Gli aggettivi che circolano più frequentemente, nel mondo delle imprese della Capitale e del Lazio, sono piuttosto netti: «incomprensibile», «assurdo», «insensato». In ogni caso, «non negoziabile». E su una cosa sono tutti d’accordo: nel «malaugurato caso» che Roma dovesse perdere ministeri o funzioni, nell’ambito della riforma dell’Autonomia differenziata, andrebbe «ampiamente risarcita». E non solo con la legge per Roma Capitale, «che anzi è già troppo in ritardo», ma con l’approdo all’ombra del Colosseo di autorità, anche internazionali, e di altre realtà non solo legate alla politica. Con Stefano Di Niola, segretario della Cna di Roma, che lancia una provocazione: «Perché la Borsa è a Milano?

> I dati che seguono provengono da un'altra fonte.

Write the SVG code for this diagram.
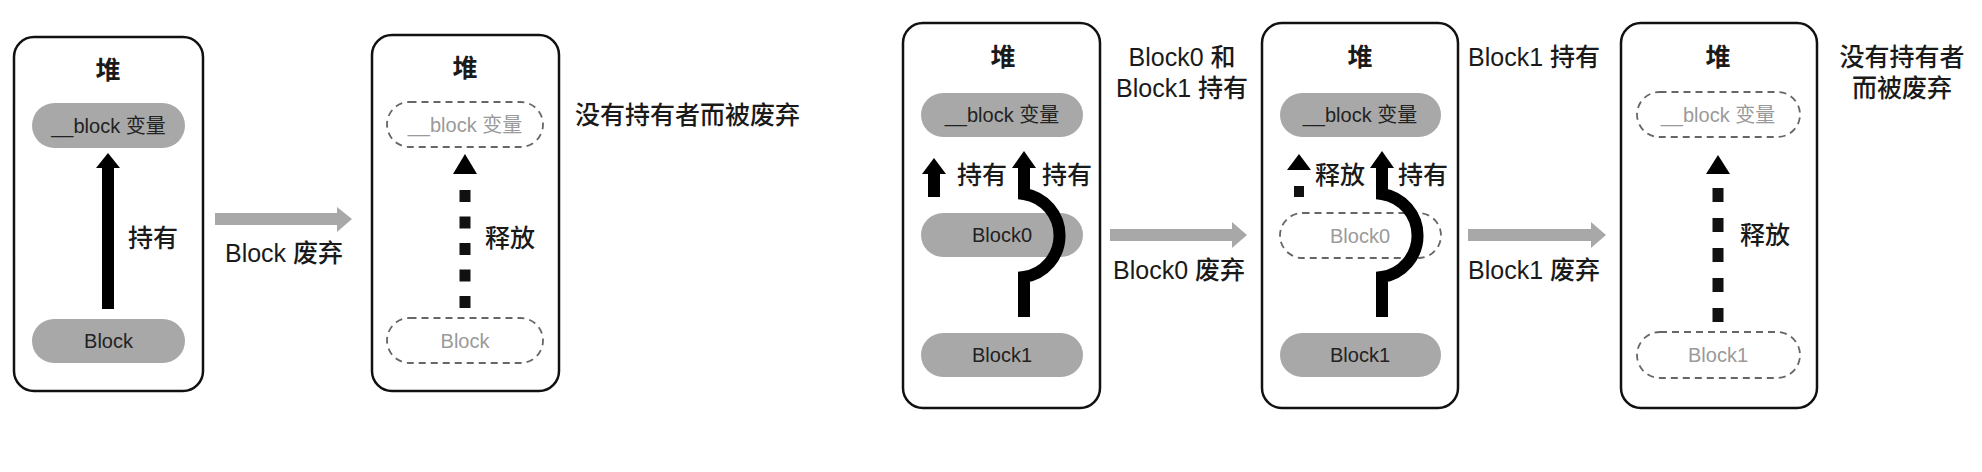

Se si mette in discussione la presenza dei ministeri nella Capitale, allora cominciamo a parlare anche delle sedi delle istituzioni economiche e finanziarie». Il mondo economico romano, insomma, si dice «stupefatto» e si schiera con forza contro la bozza di riforma di Roberto Calderoli, nella parte in cui porterebbe all’addio alla Città eterna da parte di alcune sedi istituzionali nazionali.
IL DIBATTITO
In prima fila, nelle critiche alla proposta del ministro leghista, ci sono gli industriali, che ricordano anche il lavoro lunghissimo, e finora infruttuoso, per la riforma di Roma Capitale. «Si sta discutendo dalla scorsa legislatura, anche in maniera costruttiva, di dare più poteri e più ruoli alla capitale d’Italia, come succede negli altri Paesi europei», sottolinea Angelo Camilli, presidente di Unindustria.
I TEMI
Anche perché, oltre alle sedi istituzionali, la riforma comprende diversi assetti strategici. «La riforma autonomista riguarda materie come l’istruzione, l’energia, la previdenza, la cultura, che sono fondamentali nel sistema Paese - spiega Romolo Guasco, direttore di Confcommercio Roma - Avrà inevitabilmente tempi lunghi, che possono consentire, come scritto nel programma della maggioranza di governo, l’approvazione del nuovo assetto istituzionale per Roma Capitale, per rendere più veloci le scelte dell’amministrazione». Un tema, quest’ultimo, a cui è strettamente legato quello delle risorse straordinarie per la Città eterna: «Serve un fondo per Roma Capitale, come ce l’hanno tutte le grandi capitali europee e come esisteva fino al 2012 - argomenta Guasco - Risorse che permettano gli investimenti ordinari per migliorare la città». Anche in un sistema di autonomie forti, aggiunge il direttore di Confcommercio Roma, «la Capitale rimane il motore e la vetrina della nazione, e quindi è importante che il governo lavori con l’amministrazione locale per migliorarla: bella l’immagine di Salvini ministro e del sindaco Gualtieri che, insieme, verificano l’andamento dei lavori per la metropolitana».
I RISCHI
Lo stop alla riforma Calderoli arriva anche dalle imprese del turismo, storicamente uno dei settori trainanti dell’economia della Città eterna: «Penso che le autonomie abbiano evidenziato i loro limiti e provocato già numerosi danni - attacca Giuseppe Roscioli, presidente di Federalberghi Roma - Il troppo dividere e separare poteri legislativi crea barriere e ostacoli, dove sguazza la corruzione». Netta anche la posizione della Confederazione nazionale dell’artigianato e della piccola e media impresa della Capitale. «Siamo fortemente contrari a questa ipotesi: Roma è la Capitale d’Italia e in nessun Paese europeo si è realizzata un’idea del genere», rimarca Di Niola. Secondo il segretario della Cna, in particolare, «va varata immediatamente una legge speciale per Roma Capitale, che garantisca poteri e risorse adeguate al ruolo di questa città: ma in questo contesto è assurdo pensare a spostare altrove ministeri è altre funzioni». Un’ipotesi, ribadiscono tutti, «non negoziabile».